AXPY (scalar loop form)¶
Until element-wise alpha * x + y on whole arrays lands, express AXPY with an index loop (still math — no simd(...)):
def axpy(alpha: float, x: array[8, float], y: array[8, float]) -> unit
requires true
ensures true
decreases 0
=
var i: int = 0
while i < 8
y[i] = alpha * x[i] + y[i]
i = i + 1
def main() -> int
requires true
ensures result == 0
decreases 0
=
var x: array[8, float]
var y: array[8, float]
var i: int = 0
while i < 8
x[i] = 1.0
y[i] = 0.0
i = i + 1
axpy(2.0, x, y)
return 0
Target form (Phase 2i/7e): same semantics with @vectorized(lanes=8) on the loop; decorators elaborate when 7d lowering is complete.
Matrix multiply (2d @)¶
Fixed 2d tiles use nested arrays: array[M, array[K, float]] @ array[K, array[N, float]] → array[M, array[N, float]].
def main() -> int
requires true
ensures result == 0
decreases 0
=
var A: array[2, array[3, float]]
var B: array[3, array[2, float]]
var C: array[2, array[2, float]]
A[0][0] = 1.0
B[0][0] = 1.0
C = A @ B
return 0
Inner dimension mismatch fails at compile time — li-tests/math_linalg/matmul_dim_mismatch.li.
Benchmark note: matmul_naive and matmul_blocked use many 64×64 tiles so stack size stays bounded; blocked variant uses BK=16 IKJ micro-blocks (matmul_blocked_tile_f64, 512 reps ≈ 512³ flops).
Reduction: sum¶
def main() -> int
requires true
ensures result == 0
decreases 0
=
var a: array[4, int]
var i: int = 0
while i < 4
a[i] = i + 1
i = i + 1
var s: int = sum(a)
return 0
MD-style force loop (scalar math today)¶
Molecular dynamics kernels are still written as scalar loops over particles; Tier 2 md_lennard_jones is pure Li without manual SIMD intrinsics in the driver. Parallel safety uses parallel for + disjoint_elem (see Fast math & parallelism).
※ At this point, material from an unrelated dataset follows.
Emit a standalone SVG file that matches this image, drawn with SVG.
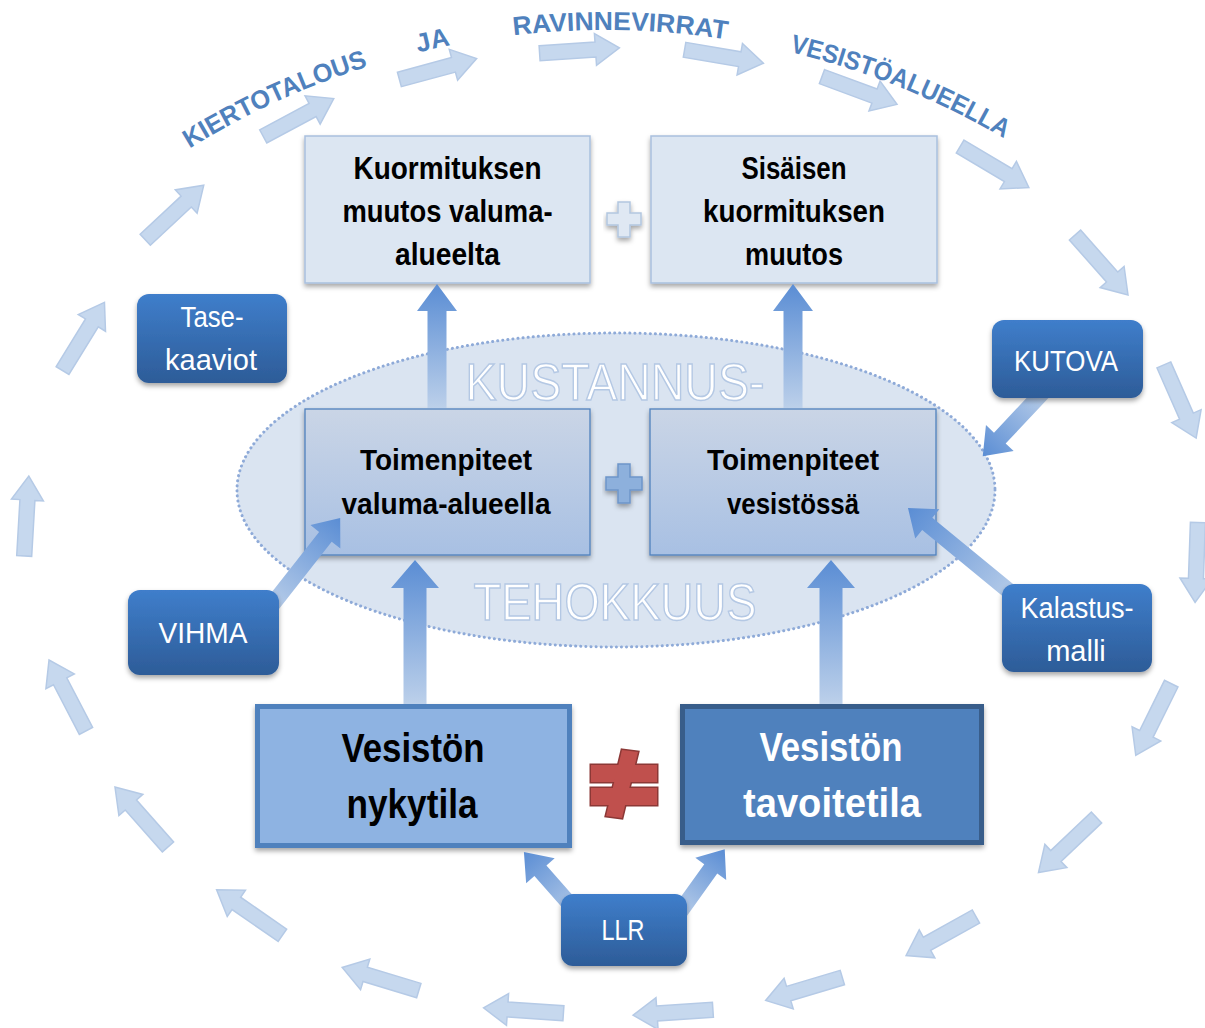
<svg xmlns="http://www.w3.org/2000/svg" xmlns:xlink="http://www.w3.org/1999/xlink" width="1205" height="1028" viewBox="0 0 1205 1028">
<style>
.arc{font-family:"Liberation Sans",Arial,sans-serif;font-weight:bold;font-size:26px;fill:#4f81bd}
.bt{font-family:"Liberation Sans",Arial,sans-serif;font-weight:bold;font-size:32px;fill:#000;text-anchor:middle}
.bm{font-family:"Liberation Sans",Arial,sans-serif;font-weight:bold;font-size:30px;fill:#000;text-anchor:middle}
.big{font-family:"Liberation Sans",Arial,sans-serif;font-weight:bold;font-size:40px;text-anchor:middle}
.st{font-family:"Liberation Sans",Arial,sans-serif;font-size:29px;fill:#fff;text-anchor:middle}
.ke{font-family:"Liberation Sans",Arial,sans-serif;font-size:52px;fill:#fff;stroke:#b4c8e4;stroke-width:1.5;text-anchor:middle}
.ca{fill:#c6d8ee;stroke:#b5cae6;stroke-width:1.5}
.sb{fill:url(#gsb);filter:url(#sh)}
</style>
<defs>
<filter id="sh" x="-10%" y="-10%" width="125%" height="140%"><feDropShadow dx="0" dy="3" stdDeviation="2.5" flood-color="#000" flood-opacity="0.35"/></filter>
<linearGradient id="gsb" x1="0" y1="0" x2="0" y2="1"><stop offset="0" stop-color="#3f7ecb"/><stop offset="1" stop-color="#2d5c98"/></linearGradient>
<linearGradient id="gmid" x1="0" y1="0" x2="0" y2="1"><stop offset="0" stop-color="#cad5e6"/><stop offset="1" stop-color="#a8c0e3"/></linearGradient>
<linearGradient id="garr" x1="0" y1="0" x2="1" y2="0"><stop offset="0" stop-color="#bcd0ea"/><stop offset="1" stop-color="#5a8dd4"/></linearGradient>
<path id="carr" d="M-40,-7.5 H16 V-16 L40,0 L16,16 V7.5 H-40 Z"/>
<path id="arcp" d="M-183,818 A788,788 0 0 1 1393,818"/>
</defs>
<rect width="1205" height="1028" fill="#fff"/>

<g id="cycle-arrows" class="ca">
<use href="#carr" transform="translate(298.5,117.5) rotate(-28.2)"/>
<use href="#carr" transform="translate(438,69) rotate(-15.1)"/>
<use href="#carr" transform="translate(579.5,50.5) rotate(-3.8)"/>
<use href="#carr" transform="translate(724,56.5) rotate(9.7)"/>
<use href="#carr" transform="translate(859.5,90.5) rotate(20.3)"/>
<use href="#carr" transform="translate(994.5,167) rotate(30.8)"/>
<use href="#carr" transform="translate(1101.5,265) rotate(48.5)"/>
<use href="#carr" transform="translate(1180,401.5) rotate(66.2)"/>
<use href="#carr" transform="translate(1196.5,562.5) rotate(92)"/>
<use href="#carr" transform="translate(1153.5,719.5) rotate(116.3)"/>
<use href="#carr" transform="translate(1067.5,845) rotate(136.5)"/>
<use href="#carr" transform="translate(941,936) rotate(150.8)"/>
<use href="#carr" transform="translate(804,989) rotate(163.4)"/>
<use href="#carr" transform="translate(673,1012.5) rotate(176.2)"/>
<use href="#carr" transform="translate(523.5,1010.5) rotate(183.8)"/>
<use href="#carr" transform="translate(380.5,979) rotate(196.8)"/>
<use href="#carr" transform="translate(249.5,912.5) rotate(214.7)"/>
<use href="#carr" transform="translate(141.5,817) rotate(228.5)"/>
<use href="#carr" transform="translate(67.5,695.5) rotate(242.5)"/>
<use href="#carr" transform="translate(26.5,516) rotate(273.3)"/>
<use href="#carr" transform="translate(83.5,336.5) rotate(301.6)"/>
<use href="#carr" transform="translate(174.5,212.5) rotate(317)"/>
</g>

<g id="title">
<text class="arc"><textPath href="#arcp" startOffset="800" textLength="197" lengthAdjust="spacingAndGlyphs">KIERTOTALOUS</textPath></text>
<text class="arc"><textPath href="#arcp" startOffset="1049">JA</textPath></text>
<text class="arc"><textPath href="#arcp" startOffset="1146" textLength="214" lengthAdjust="spacingAndGlyphs">RAVINNEVIRRAT</textPath></text>
<text class="arc"><textPath href="#arcp" startOffset="1424" textLength="232" lengthAdjust="spacingAndGlyphs">VESISTÖALUEELLA</textPath></text>
</g>

<g id="efficiency-ellipse">
<ellipse cx="616" cy="490" rx="379" ry="157" fill="#dae4f1" stroke="#8eaad8" stroke-width="3" stroke-dasharray="0.1 5" stroke-linecap="round"/>
<text class="ke" x="615" y="400" textLength="299" lengthAdjust="spacingAndGlyphs">KUSTANNUS-</text>
<text class="ke" x="615" y="620" textLength="283" lengthAdjust="spacingAndGlyphs">TEHOKKUUS</text>
</g>

<g id="kuormitus-valuma">
<rect x="305" y="136" width="285" height="147" fill="#dce6f2" stroke="#a9c0de" stroke-width="1.5" filter="url(#sh)"/>
<text class="bt" x="447.5" y="179" textLength="188" lengthAdjust="spacingAndGlyphs">Kuormituksen</text>
<text class="bt" x="447.5" y="222" textLength="210" lengthAdjust="spacingAndGlyphs">muutos valuma-</text>
<text class="bt" x="447.5" y="265" textLength="105" lengthAdjust="spacingAndGlyphs">alueelta</text>
</g>
<g id="plus-top">
<path d="M618,202 H630 V213 H641 V225 H630 V237 H618 V225 H607 V213 H618 Z" fill="#dfe8f3" stroke="#b3c6df" stroke-width="1.5" filter="url(#sh)"/>
</g>
<g id="sisainen-kuormitus">
<rect x="651" y="136" width="286" height="147" fill="#dce6f2" stroke="#a9c0de" stroke-width="1.5" filter="url(#sh)"/>
<text class="bt" x="794" y="179" textLength="105" lengthAdjust="spacingAndGlyphs">Sisäisen</text>
<text class="bt" x="794" y="222" textLength="182" lengthAdjust="spacingAndGlyphs">kuormituksen</text>
<text class="bt" x="794" y="265" textLength="98" lengthAdjust="spacingAndGlyphs">muutos</text>
</g>

<g id="toimenpiteet-valuma">
<rect x="305" y="409" width="285" height="146" fill="url(#gmid)" stroke="#4f81bd" stroke-width="1.3" filter="url(#sh)"/>
<text class="bm" x="446" y="470" textLength="172" lengthAdjust="spacingAndGlyphs">Toimenpiteet</text>
<text class="bm" x="446" y="514" textLength="209" lengthAdjust="spacingAndGlyphs">valuma-alueella</text>
</g>
<g id="plus-mid">
<path d="M618,464 H630 V477 H642 V490 H630 V503 H618 V490 H606 V477 H618 Z" fill="#8db0dc" stroke="#6c95c9" stroke-width="1.5" filter="url(#sh)"/>
</g>
<g id="toimenpiteet-vesisto">
<rect x="650" y="409" width="286" height="146" fill="url(#gmid)" stroke="#4f81bd" stroke-width="1.3" filter="url(#sh)"/>
<text class="bm" x="793" y="470" textLength="172" lengthAdjust="spacingAndGlyphs">Toimenpiteet</text>
<text class="bm" x="793" y="514" textLength="132" lengthAdjust="spacingAndGlyphs">vesistössä</text>
</g>

<g id="nykytila">
<rect x="257.5" y="706.5" width="312" height="139" fill="#8eb3e2" stroke="#4f81bd" stroke-width="5" filter="url(#sh)"/>
<text class="big" x="413" y="762" fill="#000" textLength="143" lengthAdjust="spacingAndGlyphs">Vesistön</text>
<text class="big" x="412" y="818" fill="#000" textLength="131" lengthAdjust="spacingAndGlyphs">nykytila</text>
</g>
<g id="neq">
<g stroke="#8c3836" stroke-width="3" fill="#c0504d">
<rect x="591" y="765" width="66" height="17"/>
<rect x="591" y="788" width="66" height="17"/>
<path d="M622,750 L638,752 L622,818 L606,816 Z"/>
</g>
<g fill="#c0504d">
<rect x="591" y="765" width="66" height="17"/>
<rect x="591" y="788" width="66" height="17"/>
<path d="M622,750 L638,752 L622,818 L606,816 Z"/>
</g>
</g>
<g id="tavoitetila">
<rect x="682.5" y="706.5" width="299" height="136" fill="#4f81bd" stroke="#385d8a" stroke-width="5" filter="url(#sh)"/>
<text class="big" x="831" y="761" fill="#fff" textLength="143" lengthAdjust="spacingAndGlyphs">Vesistön</text>
<text class="big" x="832" y="817" fill="#fff" textLength="178" lengthAdjust="spacingAndGlyphs">tavoitetila</text>
</g>

<g id="connectors" fill="url(#garr)">
<path transform="translate(437,408) rotate(-90)" d="M0,-9.5 H97 V-20 L124,0 L97,20 V9.5 H0 Z"/>
<path transform="translate(793,408) rotate(-90)" d="M0,-9.5 H97 V-20 L124,0 L97,20 V9.5 H0 Z"/>
<path transform="translate(415,704) rotate(-90)" d="M0,-11.5 H116 V-24 L144,0 L116,24 V11.5 H0 Z"/>
<path transform="translate(831,704) rotate(-90)" d="M0,-11.5 H116 V-24 L144,0 L116,24 V11.5 H0 Z"/>
<path transform="translate(268,610) rotate(-51.9)" d="M0,-8 H93 V-19 L117,0 L93,19 V8 H0 Z"/>
<path transform="translate(1045,390) rotate(133.2)" d="M0,-8 H66 V-19 L91,0 L66,19 V8 H0 Z"/>
<path transform="translate(1020,600) rotate(-140.6)" d="M0,-8 H120 V-19 L145,0 L120,19 V8 H0 Z"/>
<path transform="translate(582,918) rotate(-131.3)" d="M0,-8 H63 V-19 L88,0 L63,19 V8 H0 Z"/>
<path transform="translate(677,916) rotate(-54.4)" d="M0,-8 H58 V-19 L82,0 L58,19 V8 H0 Z"/>
</g>

<g id="tase-kaaviot">
<rect class="sb" x="137" y="294" width="150" height="89" rx="12"/>
<text class="st" x="212" y="327" textLength="63" lengthAdjust="spacingAndGlyphs">Tase-</text>
<text class="st" x="211" y="370">kaaviot</text>
</g>
<g id="vihma">
<rect class="sb" x="128" y="590" width="151" height="85" rx="12"/>
<text class="st" x="203" y="643" textLength="89" lengthAdjust="spacingAndGlyphs">VIHMA</text>
</g>
<g id="kutova">
<rect class="sb" x="992" y="320" width="151" height="78" rx="12"/>
<text class="st" x="1066" y="371" textLength="104" lengthAdjust="spacingAndGlyphs">KUTOVA</text>
</g>
<g id="kalastusmalli">
<rect class="sb" x="1002" y="584" width="150" height="88" rx="12"/>
<text class="st" x="1077" y="618" textLength="113" lengthAdjust="spacingAndGlyphs">Kalastus-</text>
<text class="st" x="1076" y="661">malli</text>
</g>
<g id="llr">
<rect class="sb" x="561" y="894" width="126" height="72" rx="12"/>
<text class="st" x="623" y="940" textLength="43" lengthAdjust="spacingAndGlyphs">LLR</text>
</g>
</svg>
# Sketch — full source: benchmarks/tier2_physics/md_lennard_jones/li/main.li
parallel for i in 0..<N
requires disjoint_elem(i, forces)
decreases N - i
=
forces[i] = compute_pair_force(i)
Math source vs compiler expansion (audit)¶
| You ship (benchmarks, handbooks) | Compiler may emit (MIR / LLVM appendix) |
|---|---|
return a @ b | ArrayDotF64 loop (SIMD autovec at -O3) |
C = A @ B (2d) | ArrayMatMul2DF64 triple loop |
sum(a) | ArraySumF64 / ArraySumI64 |
Do not paste __li_simd_splat_f64 / __li_simd_mul_f64 into new examples — use Compiler intrinsics appendix only when debugging codegen.
Run and test¶
./scripts/build.sh
./build/compiler/lic/lic build my_kernel.li -o my_kernel
./li-tests/run_all.sh # math_linalg suite
python3 benchmarks/harness/bench.py --tier 1 # after build
Regression tests: li-tests/math_linalg/.